— Start —

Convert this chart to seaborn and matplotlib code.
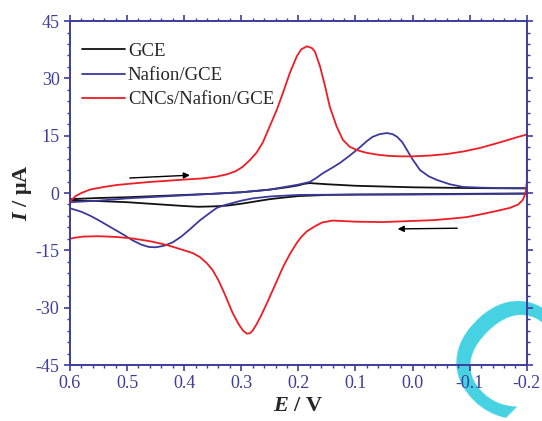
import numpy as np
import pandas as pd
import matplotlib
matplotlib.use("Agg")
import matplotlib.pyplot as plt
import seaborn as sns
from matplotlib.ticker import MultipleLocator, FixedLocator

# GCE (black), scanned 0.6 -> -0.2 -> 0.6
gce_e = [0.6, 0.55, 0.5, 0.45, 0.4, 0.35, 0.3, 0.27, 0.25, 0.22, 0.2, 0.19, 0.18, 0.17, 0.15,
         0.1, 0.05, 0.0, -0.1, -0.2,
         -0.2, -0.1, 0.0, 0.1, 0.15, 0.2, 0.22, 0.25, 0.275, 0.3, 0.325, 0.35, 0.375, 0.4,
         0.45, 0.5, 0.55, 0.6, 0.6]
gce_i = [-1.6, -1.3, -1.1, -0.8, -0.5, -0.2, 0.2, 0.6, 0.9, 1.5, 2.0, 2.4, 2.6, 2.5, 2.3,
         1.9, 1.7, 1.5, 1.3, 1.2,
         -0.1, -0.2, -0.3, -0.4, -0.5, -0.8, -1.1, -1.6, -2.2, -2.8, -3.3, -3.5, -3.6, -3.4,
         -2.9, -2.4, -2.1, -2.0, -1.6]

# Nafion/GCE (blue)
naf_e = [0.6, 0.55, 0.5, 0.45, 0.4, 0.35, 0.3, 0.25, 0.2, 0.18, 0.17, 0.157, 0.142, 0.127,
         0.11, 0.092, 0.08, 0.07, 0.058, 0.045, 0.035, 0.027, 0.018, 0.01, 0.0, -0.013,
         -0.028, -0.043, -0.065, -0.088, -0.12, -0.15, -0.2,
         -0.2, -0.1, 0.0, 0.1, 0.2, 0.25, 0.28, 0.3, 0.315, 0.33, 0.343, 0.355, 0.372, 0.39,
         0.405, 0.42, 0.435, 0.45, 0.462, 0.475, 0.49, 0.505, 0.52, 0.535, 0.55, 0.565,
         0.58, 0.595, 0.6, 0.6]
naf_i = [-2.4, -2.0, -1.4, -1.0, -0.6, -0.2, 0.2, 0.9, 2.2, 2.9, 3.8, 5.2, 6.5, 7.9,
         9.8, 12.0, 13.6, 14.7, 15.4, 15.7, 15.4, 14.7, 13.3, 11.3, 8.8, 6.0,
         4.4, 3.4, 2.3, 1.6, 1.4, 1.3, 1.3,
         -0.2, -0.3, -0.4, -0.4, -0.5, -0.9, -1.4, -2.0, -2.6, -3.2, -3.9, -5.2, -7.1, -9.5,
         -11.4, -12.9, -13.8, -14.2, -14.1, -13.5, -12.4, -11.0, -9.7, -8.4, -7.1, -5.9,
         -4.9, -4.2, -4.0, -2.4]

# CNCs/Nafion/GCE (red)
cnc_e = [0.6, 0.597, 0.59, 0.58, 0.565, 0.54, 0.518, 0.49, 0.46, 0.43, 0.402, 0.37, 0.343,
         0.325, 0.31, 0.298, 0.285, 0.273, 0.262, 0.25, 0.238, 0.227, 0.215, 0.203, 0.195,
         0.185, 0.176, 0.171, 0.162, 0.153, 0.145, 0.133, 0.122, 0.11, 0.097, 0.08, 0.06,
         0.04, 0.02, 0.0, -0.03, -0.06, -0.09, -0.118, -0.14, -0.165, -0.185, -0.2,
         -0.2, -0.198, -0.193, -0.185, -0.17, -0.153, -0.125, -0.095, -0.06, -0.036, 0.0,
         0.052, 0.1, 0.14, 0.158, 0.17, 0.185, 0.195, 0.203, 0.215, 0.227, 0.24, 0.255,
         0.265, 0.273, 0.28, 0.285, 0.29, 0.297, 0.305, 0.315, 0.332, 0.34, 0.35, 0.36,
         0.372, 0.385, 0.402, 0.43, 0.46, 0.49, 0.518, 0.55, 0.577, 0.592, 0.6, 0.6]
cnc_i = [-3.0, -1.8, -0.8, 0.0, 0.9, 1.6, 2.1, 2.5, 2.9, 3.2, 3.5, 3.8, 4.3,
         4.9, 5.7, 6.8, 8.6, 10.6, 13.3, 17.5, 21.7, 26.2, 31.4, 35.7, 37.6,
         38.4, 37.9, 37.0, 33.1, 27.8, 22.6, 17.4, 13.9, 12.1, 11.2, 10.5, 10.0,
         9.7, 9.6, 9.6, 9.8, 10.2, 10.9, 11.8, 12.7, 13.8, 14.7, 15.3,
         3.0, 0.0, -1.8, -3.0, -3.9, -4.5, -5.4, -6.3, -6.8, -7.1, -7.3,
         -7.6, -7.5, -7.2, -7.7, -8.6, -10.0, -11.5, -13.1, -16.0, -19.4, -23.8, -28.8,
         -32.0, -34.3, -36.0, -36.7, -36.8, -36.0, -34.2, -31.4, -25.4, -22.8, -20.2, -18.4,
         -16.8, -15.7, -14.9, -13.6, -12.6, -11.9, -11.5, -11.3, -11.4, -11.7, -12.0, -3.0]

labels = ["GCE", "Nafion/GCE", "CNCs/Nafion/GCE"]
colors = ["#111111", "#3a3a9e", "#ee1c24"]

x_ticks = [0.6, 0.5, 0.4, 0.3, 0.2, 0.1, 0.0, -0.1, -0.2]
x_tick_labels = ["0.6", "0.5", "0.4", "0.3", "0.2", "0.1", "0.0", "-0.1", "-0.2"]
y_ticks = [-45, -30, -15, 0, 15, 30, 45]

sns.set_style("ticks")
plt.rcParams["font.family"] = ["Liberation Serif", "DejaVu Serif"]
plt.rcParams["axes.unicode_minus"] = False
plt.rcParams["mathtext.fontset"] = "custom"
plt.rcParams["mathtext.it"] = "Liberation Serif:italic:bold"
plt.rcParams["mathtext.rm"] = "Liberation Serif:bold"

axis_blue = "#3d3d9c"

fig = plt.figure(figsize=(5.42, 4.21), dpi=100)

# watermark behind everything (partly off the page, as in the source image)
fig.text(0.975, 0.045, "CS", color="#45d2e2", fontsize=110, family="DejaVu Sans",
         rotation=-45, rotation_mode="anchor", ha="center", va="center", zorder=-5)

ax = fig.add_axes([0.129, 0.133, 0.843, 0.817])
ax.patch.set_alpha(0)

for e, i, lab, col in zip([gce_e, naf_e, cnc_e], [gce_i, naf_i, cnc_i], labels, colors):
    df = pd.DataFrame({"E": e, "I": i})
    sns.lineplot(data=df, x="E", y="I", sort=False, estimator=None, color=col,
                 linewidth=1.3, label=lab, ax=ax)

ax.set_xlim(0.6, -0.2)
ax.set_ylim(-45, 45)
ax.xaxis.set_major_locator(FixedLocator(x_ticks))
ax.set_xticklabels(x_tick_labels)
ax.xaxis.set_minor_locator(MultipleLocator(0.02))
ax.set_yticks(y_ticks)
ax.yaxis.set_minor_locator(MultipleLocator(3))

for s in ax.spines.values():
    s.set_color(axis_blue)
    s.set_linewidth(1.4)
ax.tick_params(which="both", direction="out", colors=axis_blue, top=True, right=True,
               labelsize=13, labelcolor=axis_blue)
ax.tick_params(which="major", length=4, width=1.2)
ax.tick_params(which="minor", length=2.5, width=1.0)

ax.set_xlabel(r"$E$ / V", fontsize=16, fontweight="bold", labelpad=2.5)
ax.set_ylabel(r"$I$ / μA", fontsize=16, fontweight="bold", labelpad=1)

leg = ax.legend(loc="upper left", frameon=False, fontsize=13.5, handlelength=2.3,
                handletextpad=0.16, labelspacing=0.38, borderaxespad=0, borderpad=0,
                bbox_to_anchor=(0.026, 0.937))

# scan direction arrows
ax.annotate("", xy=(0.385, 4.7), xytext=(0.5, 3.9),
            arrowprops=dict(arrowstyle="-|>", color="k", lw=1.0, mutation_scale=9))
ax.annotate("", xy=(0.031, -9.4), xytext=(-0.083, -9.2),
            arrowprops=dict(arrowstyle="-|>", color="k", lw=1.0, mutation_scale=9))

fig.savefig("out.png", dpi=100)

— End —

Repeat, with no pictures, each line from the beginning of the data through the line containing "from matplotlib.ticker import", inclusive.

Convert this chart to seaborn and matplotlib code.
import numpy as np
import pandas as pd
import matplotlib
matplotlib.use("Agg")
import matplotlib.pyplot as plt
import seaborn as sns
from matplotlib.ticker import MultipleLocator, FixedLocator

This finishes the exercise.